To celebrate this season of love, my wife and I have been invited to a Valentine’s gift exchange party. If you grew up in America, perhaps you don’t need the rules of a Valentine’s gift exchange explained. But I didn’t, and apparently, I do. To this event I’m told that each attendee is expected to bring enough tasteful and appropriate tokens of affection to ensure that no-one on the guest list goes home feeling under-loved. My wife, a champion gift-giver and an incurable romantic, seems delighted by the challenge of coming up with perfect gifts for a couple of dozen fellow citizens. I on the other hand, as someone with a bit of a blind spot for the etiquette of appropriate gift-giving, find the whole prospect quite intimidating. That our union has endured all these years is probably proof that the opposing forces of yin and yang are the only things holding the universe together in the first place.

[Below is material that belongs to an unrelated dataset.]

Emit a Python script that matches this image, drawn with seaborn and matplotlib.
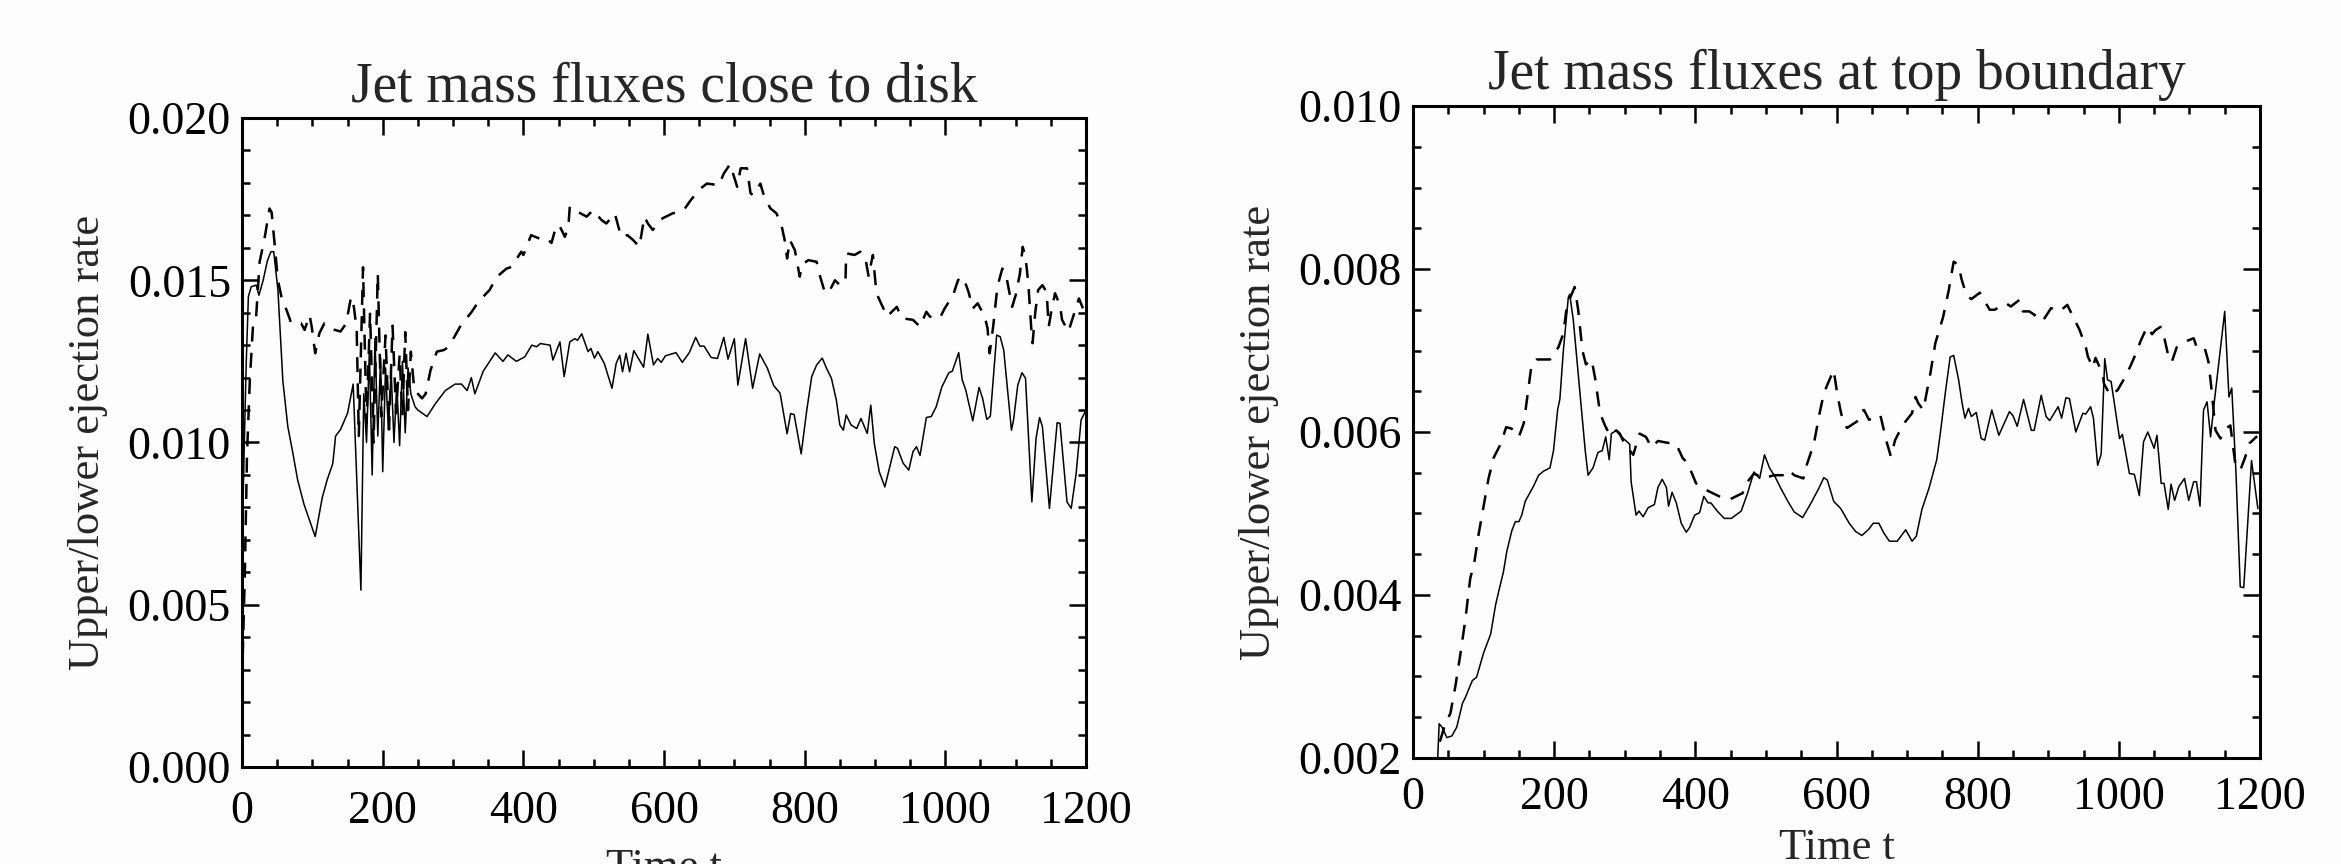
import numpy as np
import pandas as pd
import seaborn as sns
import matplotlib
matplotlib.use("Agg")
import matplotlib.pyplot as plt
from matplotlib.ticker import MultipleLocator, FormatStrFormatter

# values, rates in units of 1e-3

# left panel: jet mass fluxes close to disk
disk_solid_t = [0, 3, 6, 9, 13, 20, 24, 30, 36, 41, 45, 51, 58, 65, 72, 79, 88, 96, 104, 114,
                121, 129, 133, 140, 150, 158, 169, 173, 177, 181, 185, 189, 193, 197, 200, 204,
                208, 212, 216, 220, 224, 228, 232, 236, 240, 246, 250, 263, 275, 289, 303, 312,
                320, 326, 331, 343, 360, 371, 378, 390, 402, 412, 419, 424, 438, 442, 452, 458,
                466, 473, 477, 483, 492, 496, 501, 506, 515, 526, 532, 537, 541, 546, 551, 557,
                571, 577, 585, 591, 596, 602, 617, 626, 636, 645, 651, 657, 667, 676, 685, 691,
                700, 705, 716, 726, 736, 747, 756, 765, 775, 780, 785, 795, 803, 810, 817, 825,
                831, 838, 845, 850, 855, 859, 866, 874, 880, 889, 894, 899, 906, 914, 928, 932,
                940, 948, 954, 959, 964, 973, 980, 987, 995, 1005, 1010, 1019, 1024, 1029, 1039,
                1048, 1053, 1059, 1064, 1073, 1078, 1083, 1094, 1097, 1103, 1109, 1114, 1123,
                1129, 1134, 1138, 1148, 1159, 1163, 1173, 1179, 1186, 1193, 1200]
disk_solid_v = [6.8, 9.8, 12.5, 14.5, 14.8, 14.85, 14.54, 15.0, 15.6, 15.88, 15.88, 14.7, 11.9,
                10.5, 9.7, 8.85, 8.1, 7.6, 7.1, 8.3, 8.85, 9.35, 10.2, 10.4, 10.9, 11.8, 5.45,
                11.5, 10.0, 12.8, 9.0, 13.2, 10.2, 12.6, 9.1, 12.3, 10.4, 12.2, 10.0, 11.8, 9.9,
                12.5, 10.3, 12.3, 11.5, 11.1, 11.0, 10.8, 11.2, 11.6, 11.8, 11.8, 11.6, 12.0,
                11.5, 12.2, 12.76, 12.5, 12.7, 12.5, 12.64, 13.0, 12.95, 13.05, 13.0, 12.54, 13.1,
                12.03, 13.1, 13.2, 13.15, 13.35, 12.8, 12.9, 12.6, 12.8, 12.44, 11.67, 12.44,
                12.69, 12.18, 12.75, 12.18, 12.83, 12.32, 13.34, 12.39, 12.59, 12.47, 12.67,
                12.77, 12.47, 12.77, 13.24, 12.97, 12.97, 12.62, 12.59, 13.24, 12.57, 13.2,
                11.77, 13.2, 11.67, 12.73, 12.29, 11.75, 11.52, 10.27, 10.89, 10.86, 9.65, 11.0,
                12.03, 12.39, 12.6, 12.29, 11.98, 11.31, 10.54, 10.38, 10.85, 10.54, 10.43,
                10.74, 10.28, 11.15, 9.97, 9.1, 8.63, 9.87, 9.82, 9.36, 9.15, 9.72, 9.87, 9.6,
                10.77, 10.8, 11.1, 11.71, 12.15, 12.2, 12.77, 11.93, 11.62, 10.67, 11.7, 11.36,
                10.71, 10.81, 13.31, 13.26, 12.85, 10.38, 10.69, 11.77, 12.15, 11.98, 8.17,
                10.13, 10.77, 10.49, 7.97, 10.61, 10.59, 8.17, 7.97, 9.05, 10.69, 11.0]

disk_dash_t = [0, 4, 7, 11, 16, 20, 25, 32, 39, 42, 46, 51, 56, 65, 70, 84, 89, 96, 99, 104,
               110, 117, 124, 140, 148, 155, 159, 163, 166, 172, 177, 182, 187, 193, 198, 204,
               209, 214, 219, 224, 228, 232, 236, 240, 245, 250, 256, 261, 268, 277, 287, 294,
               310, 327, 336, 352, 362, 376, 383, 397, 400, 411, 428, 433, 440, 447, 452, 459,
               464, 466, 473, 490, 499, 511, 518, 530, 539, 548, 556, 565, 572, 577, 584, 598,
               612, 628, 638, 652, 661, 678, 685, 694, 704, 709, 718, 723, 727, 737, 741, 751,
               760, 768, 772, 775, 779, 786, 793, 796, 805, 817, 820, 829, 836, 843, 850, 858,
               859, 871, 879, 886, 891, 894, 897, 902, 912, 917, 931, 938, 954, 964, 973, 978,
               992, 999, 1011, 1018, 1023, 1027, 1033, 1039, 1046, 1056, 1060, 1063, 1068, 1074,
               1081, 1086, 1095, 1100, 1106, 1110, 1114, 1118, 1122, 1124, 1128, 1132, 1138,
               1144, 1147, 1151, 1156, 1163, 1166, 1175, 1181, 1190, 1200]
disk_dash_v = [2.6, 6.0, 9.6, 11.9, 13.77, 13.88, 15.57, 16.29, 17.21, 17.1, 16.19, 15.0, 14.49,
               13.98, 13.67, 13.67, 13.47, 13.93, 13.57, 12.75, 13.37, 13.67, 13.52, 13.42,
               13.67, 14.49, 14.18, 13.47, 10.2, 15.4, 10.6, 14.0, 10.0, 15.2, 10.8, 13.3, 10.4,
               13.6, 10.9, 12.7, 10.8, 13.4, 11.0, 12.8, 11.6, 11.5, 11.36, 11.5, 12.23, 12.8,
               12.85, 12.95, 13.57, 14.04, 14.34, 14.7, 15.1, 15.36, 15.41, 15.88, 15.78, 16.39,
               16.24, 16.29, 16.15, 16.7, 16.65, 16.34, 16.65, 17.27, 17.16, 16.96, 17.16, 16.86,
               16.75, 17.06, 16.34, 16.39, 16.24, 16.03, 16.96, 16.75, 16.55, 16.91, 17.06,
               17.16, 17.47, 17.83, 17.98, 17.93, 18.29, 18.58, 17.88, 18.45, 18.45, 17.68,
               17.62, 17.98, 17.68, 17.22, 17.06, 16.6, 16.19, 15.67, 16.24, 15.93, 15.11,
               15.47, 15.62, 15.57, 15.26, 14.6, 14.7, 15.0, 14.85, 14.95, 15.83, 15.78, 15.88,
               15.72, 15.11, 15.47, 15.78, 14.6, 14.13, 13.88, 14.18, 13.83, 13.78, 13.57,
               14.03, 13.88, 13.83, 14.13, 14.54, 15.0, 15.11, 15.0, 14.64, 14.13, 14.29, 13.88,
               13.52, 12.75, 13.57, 14.8, 15.36, 15.2, 14.18, 14.54, 15.2, 16.03, 15.72, 14.9,
               13.57, 13.06, 14.03, 14.7, 14.85, 14.64, 13.57, 14.08, 14.6, 14.23, 13.78, 13.42,
               13.83, 14.44, 13.9]

# right panel: jet mass fluxes at top boundary
top_solid_t = [35, 37, 41, 48, 55, 62, 70, 74, 84, 90, 100, 110, 117, 121, 128, 133, 140, 145,
               150, 154, 159, 166, 171, 178, 185, 194, 199, 205, 208, 213, 220, 222, 227, 236,
               244, 248, 255, 262, 268, 273, 278, 281, 288, 293, 302, 307, 309, 316, 320, 326,
               333, 342, 347, 353, 359, 362, 367, 373, 380, 387, 392, 399, 406, 412, 418, 422,
               432, 441, 451, 465, 474, 483, 491, 498, 505, 513, 521, 531, 540, 552, 564, 575,
               582, 587, 596, 606, 618, 627, 636, 646, 652, 660, 667, 675, 686, 698, 707, 713,
               721, 731, 742, 747, 754, 761, 766, 773, 778, 782, 787, 791, 798, 805, 810, 820,
               830, 845, 850, 856, 865, 876, 880, 890, 897, 902, 914, 919, 925, 930, 939, 949,
               953, 960, 964, 970, 975, 980, 984, 989, 993, 1001, 1005, 1015, 1022, 1029, 1035,
               1041, 1050, 1054, 1060, 1064, 1070, 1074, 1079, 1085, 1093, 1099, 1106, 1110,
               1115, 1120, 1125, 1130, 1135, 1150, 1156, 1160, 1166, 1172, 1177, 1188, 1197]
top_solid_v = [2.0, 2.42, 2.38, 2.25, 2.27, 2.38, 2.67, 2.74, 2.95, 2.99, 3.29, 3.52, 3.88,
               4.03, 4.28, 4.54, 4.79, 4.9, 4.9, 4.98, 5.15, 5.26, 5.34, 5.47, 5.52, 5.56, 5.77,
               6.28, 6.4, 7.0, 7.65, 7.69, 7.38, 6.53, 5.77, 5.47, 5.56, 5.75, 5.77, 5.94, 5.66,
               5.98, 6.02, 5.96, 5.89, 5.85, 5.39, 4.98, 5.03, 4.96, 5.07, 5.11, 5.32, 5.42,
               5.32, 5.09, 5.26, 5.13, 4.88, 4.77, 4.83, 4.98, 5.01, 5.21, 5.13, 5.13, 5.02,
               4.94, 4.94, 5.03, 5.25, 5.51, 5.43, 5.72, 5.56, 5.45, 5.31, 5.15, 5.02, 4.95,
               5.13, 5.31, 5.44, 5.41, 5.15, 5.06, 4.88, 4.78, 4.73, 4.81, 4.88, 4.88, 4.76,
               4.66, 4.66, 4.8, 4.66, 4.72, 5.05, 5.31, 5.66, 5.98, 6.47, 6.92, 6.94, 6.64,
               6.35, 6.17, 6.29, 6.19, 6.24, 5.92, 5.9, 6.27, 5.96, 6.25, 6.2, 6.07, 6.4, 6.02,
               6.02, 6.45, 6.19, 6.14, 6.31, 6.17, 6.42, 6.41, 6.0, 6.23, 6.22, 6.31, 6.17, 5.59,
               5.73, 6.9, 6.64, 6.62, 6.39, 5.92, 5.97, 5.49, 5.48, 5.22, 5.88, 6.0, 5.8, 5.96,
               5.37, 5.37, 5.05, 5.36, 5.16, 5.33, 5.43, 5.16, 5.39, 5.39, 5.09, 6.27, 6.37,
               5.94, 6.35, 7.48, 6.43, 6.54, 5.49, 4.1, 4.09, 5.65, 5.06]

top_dash_t = [38, 45, 53, 60, 67, 74, 81, 87, 93, 100, 107, 114, 124, 132, 140, 150, 157, 162,
              168, 175, 194, 206, 213, 218, 229, 234, 240, 245, 253, 258, 265, 272, 279, 288,
              293, 300, 312, 321, 330, 338, 347, 359, 373, 382, 389, 401, 415, 434, 448, 467,
              474, 483, 497, 511, 526, 533, 540, 553, 558, 568, 576, 582, 587, 596, 601, 606,
              610, 615, 629, 634, 639, 646, 662, 671, 677, 683, 690, 696, 707, 712, 716, 723,
              733, 740, 751, 759, 766, 773, 777, 784, 791, 803, 817, 824, 840, 847, 859, 864,
              873, 880, 892, 904, 916, 927, 937, 944, 953, 956, 963, 967, 977, 979, 988, 993,
              998, 1010, 1017, 1024, 1031, 1040, 1047, 1052, 1059, 1064, 1071, 1075, 1082,
              1094, 1106, 1111, 1122, 1127, 1131, 1137, 1144, 1151, 1158, 1165, 1172, 1179,
              1185, 1196]
top_dash_v = [2.2, 2.4, 2.55, 2.88, 3.27, 3.69, 4.2, 4.41, 4.75, 5.09, 5.43, 5.68, 5.85, 6.06,
              6.04, 5.94, 6.11, 6.44, 6.83, 6.89, 6.89, 7.04, 7.21, 7.55, 7.78, 7.5, 7.0, 6.83,
              6.89, 6.66, 6.23, 6.08, 5.96, 6.02, 5.98, 5.85, 5.72, 5.98, 5.94, 5.81, 5.89, 5.87,
              5.85, 5.68, 5.62, 5.37, 5.29, 5.21, 5.17, 5.25, 5.39, 5.49, 5.43, 5.47, 5.47,
              5.53, 5.47, 5.43, 5.6, 5.86, 6.23, 6.47, 6.58, 6.76, 6.47, 6.25, 6.11, 6.05,
              6.13, 6.25, 6.27, 6.15, 6.21, 5.88, 5.7, 5.9, 6.02, 6.11, 6.23, 6.43, 6.35, 6.27,
              6.72, 7.09, 7.41, 7.74, 8.09, 8.05, 7.88, 7.68, 7.63, 7.71, 7.5, 7.5, 7.58, 7.54,
              7.62, 7.48, 7.48, 7.44, 7.36, 7.52, 7.48, 7.56, 7.38, 7.26, 7.05, 6.93, 6.79,
              6.91, 6.71, 6.59, 6.45, 6.49, 6.51, 6.69, 6.82, 6.96, 7.12, 7.29, 7.2, 7.25, 7.29,
              7.17, 6.9, 6.86, 7.04, 7.11, 7.15, 7.02, 7.02, 6.86, 6.55, 6.02, 5.92, 6.04, 6.08,
              5.61, 5.53, 5.69, 5.86, 5.95]

titles = ["Jet mass fluxes close to disk", "Jet mass fluxes at top boundary"]
ylims = [(0.0, 0.020), (0.002, 0.010)]
ymajor = [0.005, 0.002]
yminor = [0.001, 0.0005]


sns.set_style("ticks")
plt.rcParams['font.family'] = ['Liberation Serif', 'DejaVu Serif']
plt.rcParams['axes.linewidth'] = 2.2

fig = plt.figure(figsize=(23.41, 8.64), dpi=100, facecolor='#fcfdfc')
ax_left = fig.add_axes([0.1034, 0.1123, 0.3605, 0.7511])
ax_right = fig.add_axes([0.6036, 0.1227, 0.3618, 0.7546])

panels = [
    (ax_left, disk_solid_t, disk_solid_v, disk_dash_t, disk_dash_v),
    (ax_right, top_solid_t, top_solid_v, top_dash_t, top_dash_v),
]
xpads = [17, 13]
xlabelpads = [11, 7]

for i, (ax, ts, vs, td, vd) in enumerate(panels):
    ax.set_facecolor('#fcfdfc')
    sns.lineplot(x=ts, y=np.array(vs) / 1000, ax=ax, color='black', lw=1.1,
                 estimator=None, sort=False)
    sns.lineplot(x=td, y=np.array(vd) / 1000, ax=ax, color='black', lw=1.8,
                 linestyle=(0, (6, 4.5)), estimator=None, sort=False)

    ax.set_xlim(0, 1200)
    ax.set_ylim(*ylims[i])
    ax.xaxis.set_major_locator(MultipleLocator(200))
    ax.xaxis.set_minor_locator(MultipleLocator(50))
    ax.yaxis.set_major_locator(MultipleLocator(ymajor[i]))
    ax.yaxis.set_minor_locator(MultipleLocator(yminor[i]))
    ax.yaxis.set_major_formatter(FormatStrFormatter('%.3f'))

    ax.tick_params(which='both', direction='in', top=True, right=True, width=1.8,
                   labelsize=33, colors='black')
    ax.tick_params(which='major', length=12)
    ax.tick_params(which='minor', length=5.5)
    ax.tick_params(axis='x', pad=xpads[i])
    ax.tick_params(axis='y', pad=8)
    for s in ax.spines.values():
        s.set_color('black')

    ax.set_title(titles[i], fontsize=40, pad=12)
    ax.set_ylabel("Upper/lower ejection rate", fontsize=32, labelpad=14)
    ax.set_xlabel("Time t", fontsize=32, labelpad=xlabelpads[i])

fig.savefig("out.png", dpi=100, facecolor=fig.get_facecolor())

I can’t conjure up any childhood memories of Valentine’s Day at all, besides a vague sense that there was a language in use that I didn’t fully comprehend. Perhaps this was a result of being raised by “no-romance-please-we’re-British” parents. Or perhaps it’s because you Americans started learning to speak that language in grade school, when the members of the Australian all-boys’ school I attended were still out on the playground, hitting each other with cricket bats. My wife tells me that by the time she was in elementary school, Valentine’s Day was already part of the curriculum. In second or third grade, she recalls spending weeks filling hand-made cards with sweet nothings for her friends and classmates, then arriving on the big day bearing an elaborately decorated shoebox, with a mail slot cut in the top for receiving reciprocal expressions of affection. By middle school, when the training wheels started coming off the whole romance thing and her contemporaries moved on from homemade cards to teddy bears and heart-shaped boxes of chocolates, the little girl with frizzy blonde hair and coke bottle glasses, finding her shoebox lighter on professions of love than she might have wished, set about perfecting the art of thoughtful, nuanced, occasionally passive-aggressive gift-giving. For an oblivious young husband recently arrived from overseas and imperfectly schooled in the etiquette of Southern gifting, this meant spending early years hopping through an unfamiliar cultural landscape—foot wedged in mouth—where each unfamiliar national holiday, celebration, or life milestone might bring the expectation of gift-giving. But which holiday? And what gift? And to whom should it be given?! In such a landscape, learning the importance of ignoring statements such as, “You don’t need to get me anything big for Valentine’s Day,” took me longer than it should have done.
Still, given time, patience, and repetition, even the most emotionally stunted student makes progress eventually. So, I hope that my wife will agree that the long journey to spousal enlightenment has been one worth sharing (and not only because the responsibility for coming up with appropriate gifts falls to someone besides me). Among many lessons we have learned during thirty years of married life is that measuring Valentine’s Day or any other celebration by the quality of the gift is missing the point. What seems most special about this upcoming gathering is that, on some level, it hearkens back to an earlier, pre-adult concept of affection—one that preferences good company, shared experience, kindness; and, now we’ve become people-of-a-certain-age, the very real benefits of having been together for a long, long time. Now, I’m off to buy a box of chocolates.